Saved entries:
#####
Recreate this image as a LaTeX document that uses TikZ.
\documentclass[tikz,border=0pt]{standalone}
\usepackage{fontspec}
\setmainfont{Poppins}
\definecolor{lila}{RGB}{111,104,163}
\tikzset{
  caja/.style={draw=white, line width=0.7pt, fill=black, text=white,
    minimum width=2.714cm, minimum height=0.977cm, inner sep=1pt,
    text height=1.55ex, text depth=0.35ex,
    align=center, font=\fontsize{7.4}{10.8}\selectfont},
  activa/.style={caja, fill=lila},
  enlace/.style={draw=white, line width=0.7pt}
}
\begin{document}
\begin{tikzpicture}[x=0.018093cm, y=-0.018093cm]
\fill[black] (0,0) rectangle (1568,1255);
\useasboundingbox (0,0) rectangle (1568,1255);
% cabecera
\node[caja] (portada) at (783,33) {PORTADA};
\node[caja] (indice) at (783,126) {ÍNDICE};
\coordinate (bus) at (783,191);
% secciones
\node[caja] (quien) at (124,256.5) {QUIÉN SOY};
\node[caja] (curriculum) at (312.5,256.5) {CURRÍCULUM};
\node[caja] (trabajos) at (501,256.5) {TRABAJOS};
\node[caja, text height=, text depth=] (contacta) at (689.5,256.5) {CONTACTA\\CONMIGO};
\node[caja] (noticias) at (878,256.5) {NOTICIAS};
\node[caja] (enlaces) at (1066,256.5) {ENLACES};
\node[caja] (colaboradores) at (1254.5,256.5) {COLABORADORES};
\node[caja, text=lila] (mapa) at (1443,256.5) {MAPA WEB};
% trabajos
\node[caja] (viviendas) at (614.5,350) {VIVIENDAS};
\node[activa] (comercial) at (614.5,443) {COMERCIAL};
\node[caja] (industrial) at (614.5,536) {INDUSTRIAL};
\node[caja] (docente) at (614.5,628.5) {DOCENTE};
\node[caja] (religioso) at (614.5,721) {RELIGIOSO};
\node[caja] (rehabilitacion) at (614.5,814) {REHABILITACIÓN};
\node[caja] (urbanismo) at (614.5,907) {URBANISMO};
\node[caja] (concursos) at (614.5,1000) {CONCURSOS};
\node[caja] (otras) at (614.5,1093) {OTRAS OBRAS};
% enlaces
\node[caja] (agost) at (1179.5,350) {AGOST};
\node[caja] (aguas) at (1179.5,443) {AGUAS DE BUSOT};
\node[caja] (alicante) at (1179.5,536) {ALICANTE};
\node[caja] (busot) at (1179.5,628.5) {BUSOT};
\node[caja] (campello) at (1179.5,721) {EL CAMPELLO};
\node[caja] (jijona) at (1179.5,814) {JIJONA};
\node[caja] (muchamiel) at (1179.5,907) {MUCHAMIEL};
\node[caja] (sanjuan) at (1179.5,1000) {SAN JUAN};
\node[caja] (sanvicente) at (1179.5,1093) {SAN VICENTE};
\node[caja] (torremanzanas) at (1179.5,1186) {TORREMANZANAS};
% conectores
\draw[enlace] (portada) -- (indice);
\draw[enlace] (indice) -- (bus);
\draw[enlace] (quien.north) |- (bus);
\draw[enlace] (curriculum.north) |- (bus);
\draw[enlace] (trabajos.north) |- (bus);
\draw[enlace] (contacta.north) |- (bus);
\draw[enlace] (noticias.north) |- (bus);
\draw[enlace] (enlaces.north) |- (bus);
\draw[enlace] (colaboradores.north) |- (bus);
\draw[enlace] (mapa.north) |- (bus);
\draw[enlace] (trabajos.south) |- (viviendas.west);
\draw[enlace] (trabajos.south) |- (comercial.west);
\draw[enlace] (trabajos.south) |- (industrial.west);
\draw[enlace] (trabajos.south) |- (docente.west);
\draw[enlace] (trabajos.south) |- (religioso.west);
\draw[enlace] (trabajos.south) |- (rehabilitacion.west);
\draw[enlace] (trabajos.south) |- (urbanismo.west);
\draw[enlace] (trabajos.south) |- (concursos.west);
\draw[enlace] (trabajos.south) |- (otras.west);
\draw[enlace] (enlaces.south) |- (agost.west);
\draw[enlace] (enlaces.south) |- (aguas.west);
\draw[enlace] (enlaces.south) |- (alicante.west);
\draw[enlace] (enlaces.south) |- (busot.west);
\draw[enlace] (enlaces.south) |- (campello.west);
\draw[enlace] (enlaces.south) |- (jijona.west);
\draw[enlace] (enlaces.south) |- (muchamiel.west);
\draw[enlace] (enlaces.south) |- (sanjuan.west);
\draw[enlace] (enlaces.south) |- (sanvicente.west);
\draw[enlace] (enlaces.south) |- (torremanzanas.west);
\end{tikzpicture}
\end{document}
#####
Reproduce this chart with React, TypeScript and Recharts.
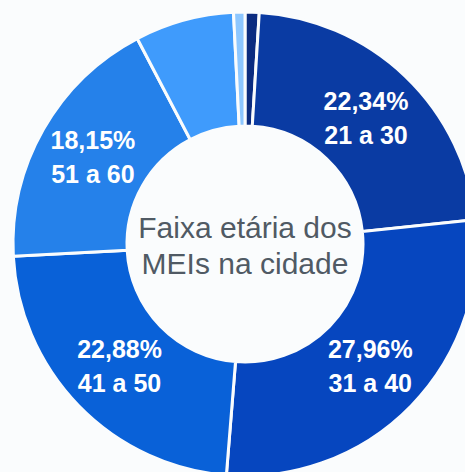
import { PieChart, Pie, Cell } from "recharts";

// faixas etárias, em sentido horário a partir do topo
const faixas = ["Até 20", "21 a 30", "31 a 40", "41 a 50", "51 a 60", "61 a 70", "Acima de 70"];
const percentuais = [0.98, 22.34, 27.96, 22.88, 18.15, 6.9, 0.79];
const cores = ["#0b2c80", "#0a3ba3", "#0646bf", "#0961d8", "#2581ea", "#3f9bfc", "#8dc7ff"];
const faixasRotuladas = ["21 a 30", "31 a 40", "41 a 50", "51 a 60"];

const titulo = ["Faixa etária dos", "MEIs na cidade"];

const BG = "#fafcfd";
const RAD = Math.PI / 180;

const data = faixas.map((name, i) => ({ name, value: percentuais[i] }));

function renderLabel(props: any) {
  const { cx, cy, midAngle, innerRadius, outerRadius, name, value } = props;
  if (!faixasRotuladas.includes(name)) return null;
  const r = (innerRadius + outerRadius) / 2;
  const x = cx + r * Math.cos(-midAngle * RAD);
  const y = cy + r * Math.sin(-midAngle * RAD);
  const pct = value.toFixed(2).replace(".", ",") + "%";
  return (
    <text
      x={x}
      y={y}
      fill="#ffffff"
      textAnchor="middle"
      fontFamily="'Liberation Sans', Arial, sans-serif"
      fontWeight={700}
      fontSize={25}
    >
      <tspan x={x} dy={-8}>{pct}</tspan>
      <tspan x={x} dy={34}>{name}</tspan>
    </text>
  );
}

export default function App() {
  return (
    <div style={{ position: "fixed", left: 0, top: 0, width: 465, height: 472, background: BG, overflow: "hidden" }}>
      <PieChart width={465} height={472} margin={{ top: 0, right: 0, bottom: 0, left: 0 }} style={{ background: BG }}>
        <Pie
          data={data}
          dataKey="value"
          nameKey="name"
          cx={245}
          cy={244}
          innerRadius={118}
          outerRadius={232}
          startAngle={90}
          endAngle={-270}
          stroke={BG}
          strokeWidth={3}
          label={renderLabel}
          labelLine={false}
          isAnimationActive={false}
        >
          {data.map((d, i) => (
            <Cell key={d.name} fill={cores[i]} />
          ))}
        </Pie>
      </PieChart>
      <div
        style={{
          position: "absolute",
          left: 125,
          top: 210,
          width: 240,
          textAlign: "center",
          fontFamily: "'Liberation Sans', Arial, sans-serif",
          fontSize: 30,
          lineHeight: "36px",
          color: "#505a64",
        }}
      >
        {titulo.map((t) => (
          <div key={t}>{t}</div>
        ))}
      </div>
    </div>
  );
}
#####
Objective: Leave the pictures out and print, exactly as written, every line from the one holding "Reproduce this chart" down to the one holding "PieChart, Pie, Cell", both of those included.

Response to the task:
Reproduce this chart with React, TypeScript and Recharts.
import { PieChart, Pie, Cell } from "recharts";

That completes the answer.